State Library of New South Wales
Family History Section
Macquarie Street
Sydney NSW 2000
Phone: (02) 9273 1414

Other libraries

The John Phillips Library at the Western Sydney University holds a copy of the New South Wales section of the 1903-28 electoral rolls. The address is:

The John Phillips Library (Building T)
Western Sydney University
Second Avenue
Phone: (02) 9852 5353

Penrith Library holds copies of old electoral rolls.

Penrith Library
Penrith Council Building
601 High Street
Penrith NSW 2750

Current electoral rolls


The NSW Electoral Commission holds a microfiche set of current electoral rolls for NSW. These are in one alphabetical listing for the whole State. Members of the public can visit the Office to check these rolls. The NSW Electoral Commission will not check the rolls over the phone.

NSW Electoral Commission
Level 25, 201 Kent Street
Sydney NSW 2000
GPO Box 832
Sydney NSW 2001
Phone: 1300 135 736
Website: NSW Electoral Commission


There is an Australian Electoral Commission office in every electoral division in Australia. You can find the address of the office nearest you by calling 13 2326. Every office holds a copy of the current Australian Electoral Roll.

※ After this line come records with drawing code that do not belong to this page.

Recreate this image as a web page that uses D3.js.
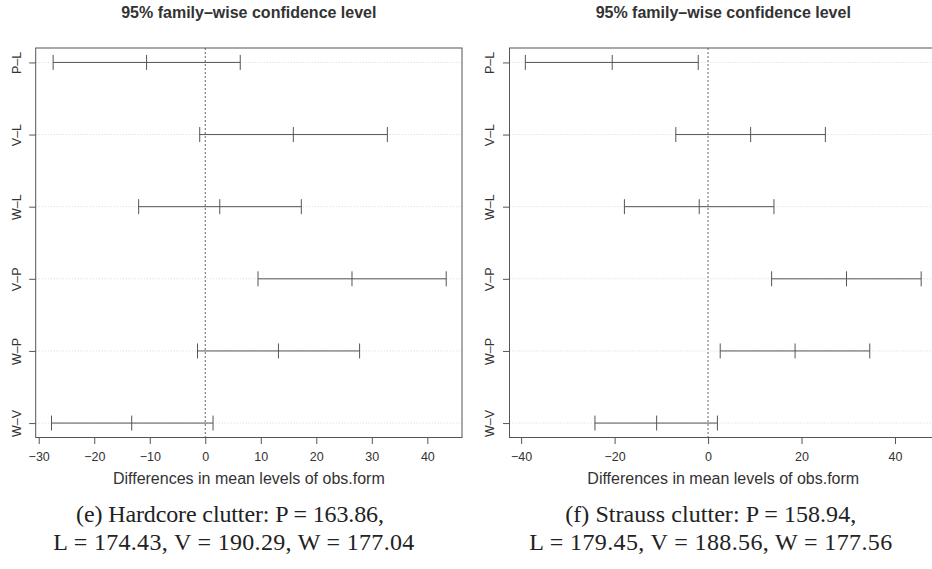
<!DOCTYPE html>
<html>
<head>
<meta charset="utf-8">
<script src="https://cdn.jsdelivr.net/npm/d3@7"></script>
<style>
  body { margin: 0; background: #fff; }
  svg { display: block; }
</style>
</head>
<body>
<svg id="chart"></svg>
<script>
const width = 932;
const height = 569;

// comparisons, top to bottom
const pairs = ['P–L', 'V–L', 'W–L', 'V–P', 'W–P', 'W–V'];

// (e) hardcore clutter
const hardcoreLwr = [-27.4, -1.0, -12.0, 9.5, -1.4, -27.7];
const hardcoreDiff = [-10.57, 15.86, 2.61, 26.43, 13.18, -13.25];
const hardcoreUpr = [6.3, 32.8, 17.3, 43.4, 27.8, 1.4];
const hardcoreTicks = [-30, -20, -10, 0, 10, 20, 30, 40];
const hardcoreCaption = ['(e) Hardcore clutter: P = 163.86,', 'L = 174.43, V = 190.29, W = 177.04'];

// (f) strauss clutter
const straussLwr = [-39.1, -6.9, -17.9, 13.6, 2.6, -24.2];
const straussDiff = [-20.51, 9.11, -1.89, 29.62, 18.62, -11.0];
const straussUpr = [-2.1, 25.1, 14.1, 45.6, 34.6, 2.0];
const straussTicks = [-40, -20, 0, 20, 40];
const straussCaption = ['(f) Strauss clutter: P = 158.94,', 'L = 179.45, V = 188.56, W = 177.56'];

const title = '95% family–wise confidence level';
const xLabel = 'Differences in mean levels of obs.form';

const svg = d3.select('#chart').attr('width', width).attr('height', height);

const plotTop = 48;
const plotBottom = 437.5;
const textCol = '#333';
const lineCol = '#555';

const fmt = (d) => (d < 0 ? '−' + Math.abs(d) : String(d));

const drawPanel = (left, right, lwr, diff, upr, ticks, caption, capX, capW) => {
  const g = svg.append('g');
  const n = pairs.length;
  const lo = d3.min(lwr);
  const hi = d3.max(upr);
  const pad = (hi - lo) * 0.04;

  const xScale = d3.scaleLinear().domain([lo - pad, hi + pad]).range([left, right]);
  const yScale = d3.scaleLinear().domain([0.8, n + 0.2]).range([plotBottom, plotTop]);
  const yval = (i) => n - i;

  // grid lines
  g.selectAll('line.grid')
    .data(pairs)
    .enter()
    .append('line')
    .attr('class', 'grid')
    .attr('x1', left)
    .attr('x2', right)
    .attr('y1', (d, i) => yScale(yval(i)))
    .attr('y2', (d, i) => yScale(yval(i)))
    .attr('stroke', '#d6d6d6')
    .attr('stroke-width', 1)
    .attr('stroke-dasharray', '1,2');

  // zero line
  g.append('line')
    .attr('x1', xScale(0))
    .attr('x2', xScale(0))
    .attr('y1', plotTop)
    .attr('y2', plotBottom)
    .attr('stroke', '#666')
    .attr('stroke-width', 1)
    .attr('stroke-dasharray', '2,2');

  // intervals
  g.selectAll('line.ci')
    .data(pairs)
    .enter()
    .append('line')
    .attr('class', 'ci')
    .attr('x1', (d, i) => xScale(lwr[i]))
    .attr('x2', (d, i) => xScale(upr[i]))
    .attr('y1', (d, i) => yScale(yval(i)))
    .attr('y2', (d, i) => yScale(yval(i)))
    .attr('stroke', lineCol)
    .attr('stroke-width', 1);

  const marks = [];
  pairs.forEach((p, i) => {
    marks.push({ x: lwr[i], i });
    marks.push({ x: diff[i], i });
    marks.push({ x: upr[i], i });
  });
  g.selectAll('line.mark')
    .data(marks)
    .enter()
    .append('line')
    .attr('class', 'mark')
    .attr('x1', (d) => xScale(d.x))
    .attr('x2', (d) => xScale(d.x))
    .attr('y1', (d) => yScale(yval(d.i)) - 7.5)
    .attr('y2', (d) => yScale(yval(d.i)) + 7.5)
    .attr('stroke', lineCol)
    .attr('stroke-width', 1);

  // box
  g.append('rect')
    .attr('x', left)
    .attr('y', plotTop)
    .attr('width', right - left)
    .attr('height', plotBottom - plotTop)
    .attr('fill', 'none')
    .attr('stroke', lineCol)
    .attr('stroke-width', 1);

  // x axis
  const xAxis = d3.axisBottom(xScale).tickValues(ticks).tickFormat(fmt).tickSize(6.5).tickPadding(8.5);
  const gx = g.append('g')
    .attr('transform', 'translate(0,' + plotBottom + ')')
    .call(xAxis);
  gx.select('.domain')
    .attr('d', 'M' + xScale(ticks[0]) + ',0H' + xScale(ticks[ticks.length - 1]))
    .attr('stroke', lineCol);
  gx.selectAll('.tick line').attr('stroke', lineCol);
  gx.selectAll('.tick text')
    .attr('fill', textCol)
    .style('font-family', 'Liberation Sans, Arial, sans-serif')
    .style('font-size', '12.5px');

  // y axis
  const yAxis = d3.axisLeft(yScale)
    .tickValues(pairs.map((p, i) => yval(i)))
    .tickFormat((d) => pairs[n - d])
    .tickSize(6.5);
  const gy = g.append('g')
    .attr('transform', 'translate(' + left + ',0)')
    .call(yAxis);
  gy.select('.domain').remove();
  gy.selectAll('.tick line').attr('stroke', lineCol);
  gy.selectAll('.tick text')
    .attr('transform', 'rotate(-90)')
    .attr('x', 0)
    .attr('y', -15.2)
    .attr('dy', 0)
    .attr('text-anchor', 'middle')
    .attr('fill', textCol)
    .style('font-family', 'Liberation Sans, Arial, sans-serif')
    .style('font-size', '12.5px');

  const mid = (left + right) / 2;

  g.append('text')
    .attr('x', mid)
    .attr('y', 18.3)
    .attr('text-anchor', 'middle')
    .attr('fill', textCol)
    .style('font-family', 'Liberation Sans, Arial, sans-serif')
    .style('font-weight', 'bold')
    .style('font-size', '16px')
    .text(title);

  g.append('text')
    .attr('x', mid)
    .attr('y', 484.3)
    .attr('text-anchor', 'middle')
    .attr('fill', textCol)
    .style('font-family', 'Liberation Sans, Arial, sans-serif')
    .style('font-size', '16px')
    .text(xLabel);

  g.selectAll('text.caption')
    .data(caption)
    .enter()
    .append('text')
    .attr('class', 'caption')
    .attr('x', (d, i) => capX[i])
    .attr('y', (d, i) => 521.7 + i * 28.5)
    .attr('text-anchor', 'middle')
    .attr('textLength', (d, i) => capW[i])
    .attr('lengthAdjust', 'spacing')
    .attr('fill', '#222')
    .style('font-family', 'Liberation Serif, Times New Roman, serif')
    .style('font-size', '24px')
    .text((d) => d);
};

drawPanel(35.7, 462, hardcoreLwr, hardcoreDiff, hardcoreUpr, hardcoreTicks, hardcoreCaption, [230, 233.8], [308, 361]);
drawPanel(509.5, 937, straussLwr, straussDiff, straussUpr, straussTicks, straussCaption, [710.7, 710.7], [291, 363]);
</script>
</body>
</html>
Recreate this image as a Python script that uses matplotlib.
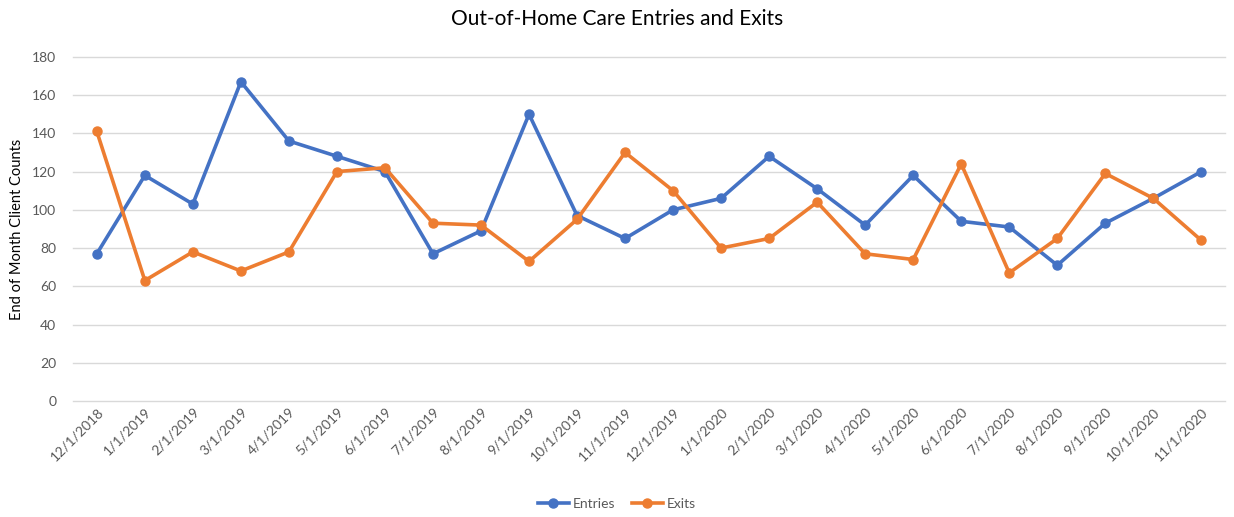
import matplotlib.pyplot as plt

months = ['12/1/2018', '1/1/2019', '2/1/2019', '3/1/2019', '4/1/2019', '5/1/2019',
          '6/1/2019', '7/1/2019', '8/1/2019', '9/1/2019', '10/1/2019', '11/1/2019',
          '12/1/2019', '1/1/2020', '2/1/2020', '3/1/2020', '4/1/2020', '5/1/2020',
          '6/1/2020', '7/1/2020', '8/1/2020', '9/1/2020', '10/1/2020', '11/1/2020']
entries = [77, 118, 103, 167, 136, 128, 120, 77, 89, 150, 97, 85,
           100, 106, 128, 111, 92, 118, 94, 91, 71, 93, 106, 120]
exits = [141, 63, 78, 68, 78, 120, 122, 93, 92, 73, 95, 130,
         110, 80, 85, 104, 77, 74, 124, 67, 85, 119, 106, 84]

plt.rcParams['font.family'] = ['Lato', 'DejaVu Sans']


def do_plot():
    fig = plt.figure(figsize=(12.34, 5.17), dpi=100)
    ax = fig.add_axes([0.059, 0.2244, 0.934, 0.6656])
    x = list(range(len(months)))
    ax.plot(x, entries, '-o', color='#4472C4', lw=2.6, markersize=6.5, label='Entries')
    ax.plot(x, exits, '-o', color='#ED7D31', lw=2.6, markersize=6.5, label='Exits')

    ax.set_xlim(-0.5, len(months) - 0.5)
    ax.set_ylim(0, 180)
    ax.set_yticks(range(0, 181, 20))
    ax.yaxis.grid(True, color='#D9D9D9', lw=1)
    for gl in ax.get_ygridlines():
        gl.set_clip_on(False)
    ax.set_axisbelow(True)
    for s in ax.spines.values():
        s.set_visible(False)
    ax.tick_params(length=0, colors='#595959', labelsize=10)
    ax.tick_params(axis='y', pad=12)
    ax.set_xticks(x)
    ax.set_xticklabels(months, rotation=45, ha='right', rotation_mode='anchor')
    ax.set_ylabel('End of Month Client Counts', fontsize=10.5, color='#000000', labelpad=6)
    fig.text(0.5, 0.963, 'Out-of-Home Care Entries and Exits', ha='center', va='center',
             fontsize=15, color='#000000')
    fig.legend(loc='center', bbox_to_anchor=(0.5, 0.025), ncol=2, frameon=False,
               fontsize=10, labelcolor='#595959', handlelength=2.2, columnspacing=1.2,
               handletextpad=0.3)
    fig.savefig('out.png', dpi=100)


if __name__ == '__main__':
    do_plot()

The Australian Electoral Commission holds current electoral rolls for the whole of Australia. There are two listings: one arranged alphabetically by State; and one arranged alphabetically by electoral division. The public can come in to the offices and check the electoral rolls. The office will not check the rolls over the telephone.

The rolls are updated for the elections and with occasional additional updates.

See the Australian Electoral Commission website for the address of the office nearest you. 

Other records such as Directories (eg. Sands Directory, the Post Office Directory) and Gazeteers (such as Bailliere's) are also valuable sources for genealogical research since they give particulars of individuals. The NSW State Library has a large collection of such material available for research.